I never am the helper or decoy as they are to be the bad people too much conflict.

Laurel


----------



## ayoitzrimz (Apr 14, 2010)

Hey Ricardo,

Where are you located? Maybe we can help you find a schutzhund club that is not too far away. You really need an experienced helper (aka decoy aka agitator) for proper bitework development especially in the foundation stage for many reasons.

as far as barking, since you are basically playing tug with your dog (I work my own dog sometimes, and we also are just playing tug with a big sleeve. He really brings it when we go to the club and work there - otherwise its all fun and prey really so I did not mean to offend you with that statement), you can simply frustrate the dog.

Dog is already tied up. Stand outside the radius that your dog can reach. tease the dog with a tug or toy she likes, and the instant she barks (probably out of frustration) you reward by giving her the bite.

That's all I can really give you on a forum online, like I said the best is to join a club nearby


----------



## robk (Jun 16, 2011)

Your dog is going to have some internal conflict in showing aggression to its own handler during bite work.
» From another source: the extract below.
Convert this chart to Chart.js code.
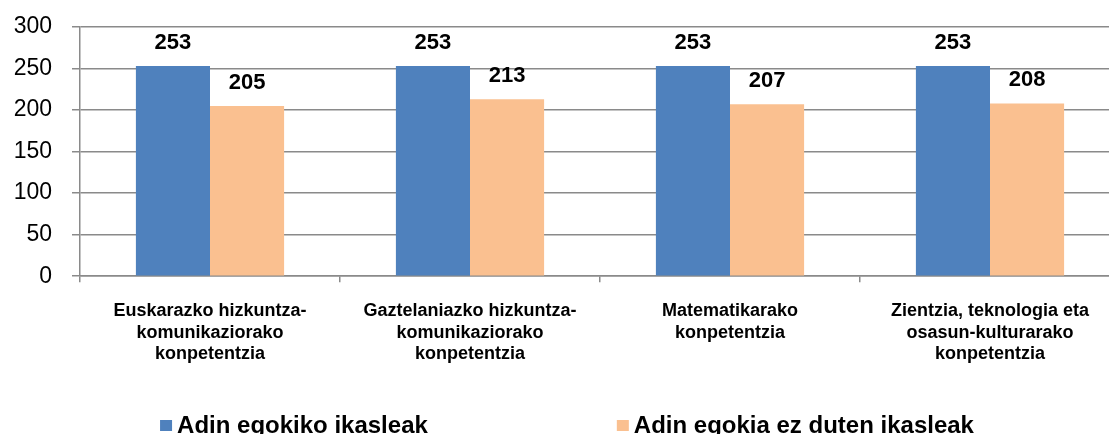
<!DOCTYPE html>
<html>
<head>
<meta charset="utf-8">
<script src="https://cdn.jsdelivr.net/npm/chart.js@4.4.1/dist/chart.umd.min.js"></script>
<style>
  html, body { margin: 0; padding: 0; overflow: hidden; background: #fff; }
  #wrap { width: 1120px; height: 434px; }
</style>
</head>
<body>
<div id="wrap"><canvas id="chart" width="1120" height="434"></canvas></div>
<script>
// categories (multi-line labels as in the source)
const categories = [
  ['Euskarazko hizkuntza-', 'komunikaziorako', 'konpetentzia'],
  ['Gaztelaniazko hizkuntza-', 'komunikaziorako', 'konpetentzia'],
  ['Matematikarako', 'konpetentzia'],
  ['Zientzia, teknologia eta', 'osasun-kulturarako', 'konpetentzia'],
];
const seriesNames = ['Adin egokiko ikasleak', 'Adin egokia ez duten ikasleak'];
const ageAppropriate = [253, 253, 253, 253];
const notAgeAppropriate = [205, 213, 207, 208];
const yTicks = [0, 50, 100, 150, 200, 250, 300];

const colors = ['#4F81BD', '#FAC090'];
const gridGray = '#8a8a8a';

// value labels above the bars
const valueLabels = {
  id: 'valueLabels',
  afterDatasetsDraw(chart) {
    const ctx = chart.ctx;
    ctx.save();
    ctx.font = 'bold 22px "Liberation Sans", Arial, sans-serif';
    ctx.fillStyle = '#000';
    ctx.textAlign = 'center';
    ctx.textBaseline = 'bottom';
    chart.data.datasets.forEach((ds, i) => {
      chart.getDatasetMeta(i).data.forEach((bar, j) => {
        ctx.fillText(String(ds.data[j]), bar.x, bar.y - 12);
      });
    });
    ctx.restore();
  },
};

// legend drawn at the bottom, spaced wide like the original
const bottomLegend = {
  id: 'bottomLegend',
  afterDraw(chart) {
    const ctx = chart.ctx;
    ctx.save();
    ctx.font = 'bold 24px "Liberation Sans", Arial, sans-serif';
    ctx.textBaseline = 'alphabetic';
    ctx.textAlign = 'left';
    const gap = 189;
    const items = chart.data.datasets.map(ds => ({
      label: ds.label,
      color: ds.backgroundColor,
      w: 17 + ctx.measureText(ds.label).width,
    }));
    const total = items.reduce((s, it) => s + it.w, 0) + gap * (items.length - 1);
    let x = 567 - total / 2;
    const baseY = chart.height;
    items.forEach(it => {
      ctx.fillStyle = it.color;
      ctx.fillRect(x, baseY - 14, 12, 11);
      ctx.fillStyle = '#000';
      ctx.fillText(it.label, x + 17, baseY - 1);
      x += it.w + gap;
    });
    ctx.restore();
  },
};

new Chart(document.getElementById('chart'), {
  type: 'bar',
  data: {
    labels: categories,
    datasets: [
      { label: seriesNames[0], data: ageAppropriate, backgroundColor: colors[0] },
      { label: seriesNames[1], data: notAgeAppropriate, backgroundColor: colors[1] },
    ],
  },
  options: {
    responsive: false,
    animation: false,
    layout: { padding: { top: 27, left: 0, right: 0, bottom: 51 } },
    datasets: {
      bar: { barPercentage: 1.0, categoryPercentage: 0.57 },
    },
    plugins: {
      legend: { display: false },
      tooltip: { enabled: false },
    },
    scales: {
      x: {
        grid: {
          offset: true,
          drawOnChartArea: false,
          drawTicks: true,
          tickLength: 6,
          color: gridGray,
          lineWidth: 1.5,
        },
        border: { display: true, color: gridGray, width: 1.5 },
        ticks: {
          color: '#000',
          padding: 18,
          maxRotation: 0,
          autoSkip: false,
          font: { family: '"Liberation Sans", Arial, sans-serif', size: 18, weight: 'bold', lineHeight: 1.2 },
        },
      },
      y: {
        min: 0,
        max: 300,
        afterFit(scale) {
          scale.width = 80;
          scale.paddingTop = 0;
          scale.paddingBottom = 0;
        },
        afterBuildTicks(scale) { scale.ticks = yTicks.map(v => ({ value: v })); },
        grid: {
          color: gridGray,
          lineWidth: 1.5,
          drawTicks: true,
          tickLength: 8,
        },
        border: { display: true, color: gridGray, width: 1.5 },
        ticks: {
          color: '#000',
          padding: 20,
          font: { family: '"Liberation Sans", Arial, sans-serif', size: 23 },
        },
      },
    },
  },
  plugins: [valueLabels, bottomLegend],
});
</script>
</body>
</html>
You need help from someone that the dog can view as an adversary.


----------



## lhczth (Apr 5, 2000)

Strong barking comes from aggression/fight and, as Rob pointed out, the dog is going to be in conflict barking on you. I have found my strongest dogs are very hard to get to bark at me and even those that will are not in the right mind set. 

So, yes, you really do need to be working with someone else.


----------



## hunterisgreat (Jan 30, 2011)

Typically, you need to work with someone else. The rare dog will have no problem showing aggression at their owner/handler. For those dogs its more of a "Its not personal, its just business" attitude. If I tried to work my male in aggression it would be at the severe and likely permanent detriment of our relationship.. if I could even get him in that state of mind with me. My female will work just as aggressively on me as she will on anyone else, and she will bite me in that state of mind sleeve or not. My worst bites have all come from her. Immediately after working her, she's all kisses & love, no bleed over. Very weird thing to watch.


----------